I am not a very girly kind of girl. I wear makeup and jewelry if I remember, or if I have time. My wardrobe has more blue and green than it does pink. I enjoy looking pretty, but I favor looking comfortable, and mature.
All my girliness comes in the form of my long hair. I've been considering even just cutting bangs for a while, but I can't bring myself to chop off any of my hair. I get the ends trimmed every few months, but that's about it. But there's a reason behind it...
My hair is what makes me feel girly, and sexy. I love tossing it, styling it, braiding it, curling it, brushing it out of my face, tucking it behind my ear, or throwing it over my shoulder. I generally hate when people touch it, but I love when a guy I like runs his fingers through it. Long story short, it makes me feel beautiful.

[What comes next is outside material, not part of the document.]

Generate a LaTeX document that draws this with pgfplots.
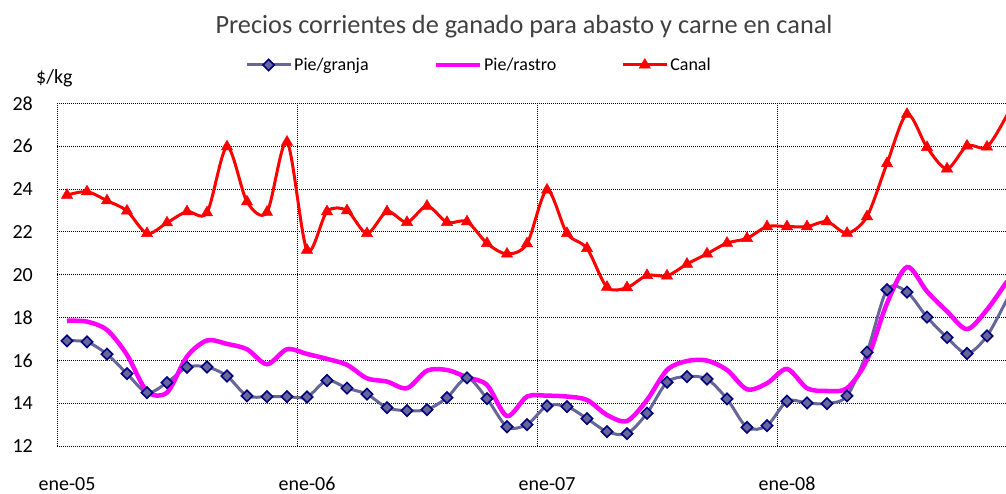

This wasn't always the case.
When I was younger, I was going through a lot of bullshit and something I decided to do was chop my hair really short. A lot of you have probably heard me talk about this before, because I realize now what an effect it had on my personality and my self-image, but few of you have ever seen it.
At about age 13, if I had to guess
It was an interesting decision. I can't bring myself to regret the decision, because it forced me to find my personality. But I also wonder if I would be a more secure person if I didn't spent those years of my life being ridiculed because of my hair. For years, I was mistaken for a little boy, and teased relentlessly because of it. I tried to compensate with makeup and jewelry, and took those two concepts to extremes. Children are cruel, and I was unhappy a lot of the time, and when I made a new start in high school, the very first thing I did was start to grow out my hair.

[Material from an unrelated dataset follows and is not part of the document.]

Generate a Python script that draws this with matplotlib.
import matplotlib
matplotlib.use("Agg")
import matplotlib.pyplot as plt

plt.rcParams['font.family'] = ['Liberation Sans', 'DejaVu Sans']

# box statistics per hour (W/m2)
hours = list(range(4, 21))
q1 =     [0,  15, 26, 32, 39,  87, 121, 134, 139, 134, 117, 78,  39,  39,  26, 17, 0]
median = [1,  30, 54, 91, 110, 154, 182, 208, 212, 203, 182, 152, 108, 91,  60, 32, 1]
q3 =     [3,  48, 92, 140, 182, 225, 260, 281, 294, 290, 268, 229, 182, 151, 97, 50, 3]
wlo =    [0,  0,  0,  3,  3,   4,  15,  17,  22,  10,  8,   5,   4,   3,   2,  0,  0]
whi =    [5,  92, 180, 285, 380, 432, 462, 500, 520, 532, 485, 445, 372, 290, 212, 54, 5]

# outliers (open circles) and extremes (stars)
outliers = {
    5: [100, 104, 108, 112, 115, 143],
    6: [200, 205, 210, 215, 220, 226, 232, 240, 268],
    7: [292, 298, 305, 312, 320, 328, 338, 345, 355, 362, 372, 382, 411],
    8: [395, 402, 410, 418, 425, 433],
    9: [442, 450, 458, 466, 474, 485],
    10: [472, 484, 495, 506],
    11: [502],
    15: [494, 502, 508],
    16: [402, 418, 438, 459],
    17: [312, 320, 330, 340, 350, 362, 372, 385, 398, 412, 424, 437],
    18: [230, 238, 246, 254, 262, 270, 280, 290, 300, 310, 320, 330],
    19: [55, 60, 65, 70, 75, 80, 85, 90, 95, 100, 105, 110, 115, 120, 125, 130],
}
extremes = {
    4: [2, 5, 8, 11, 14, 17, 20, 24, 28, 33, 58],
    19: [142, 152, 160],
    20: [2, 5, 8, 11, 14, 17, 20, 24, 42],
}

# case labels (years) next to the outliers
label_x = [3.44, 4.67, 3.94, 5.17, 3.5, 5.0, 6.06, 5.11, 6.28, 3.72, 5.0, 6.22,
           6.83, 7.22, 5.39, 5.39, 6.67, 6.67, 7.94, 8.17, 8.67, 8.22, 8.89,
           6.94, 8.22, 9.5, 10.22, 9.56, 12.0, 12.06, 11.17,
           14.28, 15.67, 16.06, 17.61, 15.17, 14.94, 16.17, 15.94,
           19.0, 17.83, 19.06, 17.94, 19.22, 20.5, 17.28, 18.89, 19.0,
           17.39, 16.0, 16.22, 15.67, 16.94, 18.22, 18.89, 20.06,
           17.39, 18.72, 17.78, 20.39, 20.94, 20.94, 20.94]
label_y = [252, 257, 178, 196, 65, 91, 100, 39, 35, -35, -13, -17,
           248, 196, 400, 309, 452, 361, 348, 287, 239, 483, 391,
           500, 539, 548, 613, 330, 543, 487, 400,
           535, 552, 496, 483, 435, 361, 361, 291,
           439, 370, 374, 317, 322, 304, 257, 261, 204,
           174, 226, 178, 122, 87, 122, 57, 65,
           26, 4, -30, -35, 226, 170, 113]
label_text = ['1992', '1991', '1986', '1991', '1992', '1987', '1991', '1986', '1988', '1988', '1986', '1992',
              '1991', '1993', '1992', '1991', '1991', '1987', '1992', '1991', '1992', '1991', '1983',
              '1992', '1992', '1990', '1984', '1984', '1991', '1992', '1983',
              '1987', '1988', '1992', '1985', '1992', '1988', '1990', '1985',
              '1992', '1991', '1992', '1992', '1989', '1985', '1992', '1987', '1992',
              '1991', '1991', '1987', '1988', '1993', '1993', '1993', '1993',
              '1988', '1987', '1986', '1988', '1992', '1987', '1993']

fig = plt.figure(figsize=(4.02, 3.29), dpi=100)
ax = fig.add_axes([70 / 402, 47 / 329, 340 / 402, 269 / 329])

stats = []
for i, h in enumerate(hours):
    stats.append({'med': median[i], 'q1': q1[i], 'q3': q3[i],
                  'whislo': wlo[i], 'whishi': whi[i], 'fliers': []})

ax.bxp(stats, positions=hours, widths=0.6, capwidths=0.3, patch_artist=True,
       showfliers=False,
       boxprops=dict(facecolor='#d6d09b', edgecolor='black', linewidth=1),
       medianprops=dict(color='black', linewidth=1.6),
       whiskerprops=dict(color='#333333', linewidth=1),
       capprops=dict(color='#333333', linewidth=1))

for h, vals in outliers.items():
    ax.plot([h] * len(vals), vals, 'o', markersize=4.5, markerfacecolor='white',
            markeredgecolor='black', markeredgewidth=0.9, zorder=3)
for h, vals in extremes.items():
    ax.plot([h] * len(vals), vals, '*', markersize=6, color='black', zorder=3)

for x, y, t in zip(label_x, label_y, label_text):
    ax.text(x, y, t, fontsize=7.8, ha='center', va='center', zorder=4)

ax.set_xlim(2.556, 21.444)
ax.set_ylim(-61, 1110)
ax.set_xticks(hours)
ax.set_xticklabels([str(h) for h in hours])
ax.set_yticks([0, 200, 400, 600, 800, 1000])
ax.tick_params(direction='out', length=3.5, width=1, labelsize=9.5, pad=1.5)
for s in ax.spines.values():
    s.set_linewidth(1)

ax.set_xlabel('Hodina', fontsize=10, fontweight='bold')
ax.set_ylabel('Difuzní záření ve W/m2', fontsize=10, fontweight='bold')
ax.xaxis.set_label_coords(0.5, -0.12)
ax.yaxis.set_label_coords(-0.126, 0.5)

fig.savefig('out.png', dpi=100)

Last November, up in Massachusetts
My hair isn't what makes me a girl, I know that. It isn't the only thing that makes me beautiful. In fact, I had more boyfriends with short hair than I have with long hair. But it's something that makes me feel pretty, and confident. When I'm feeling sassy and spunky, I'll give my head a shake to throw my hair out of my face and show you that I'm feeling that way.
Do you have one specific feature that makes you feel girly or manly? What is it? Why does it make you feel that way? Is it something obvious, or something more subtle? Would you ever change it? Do you feel like you would lose something important if you did?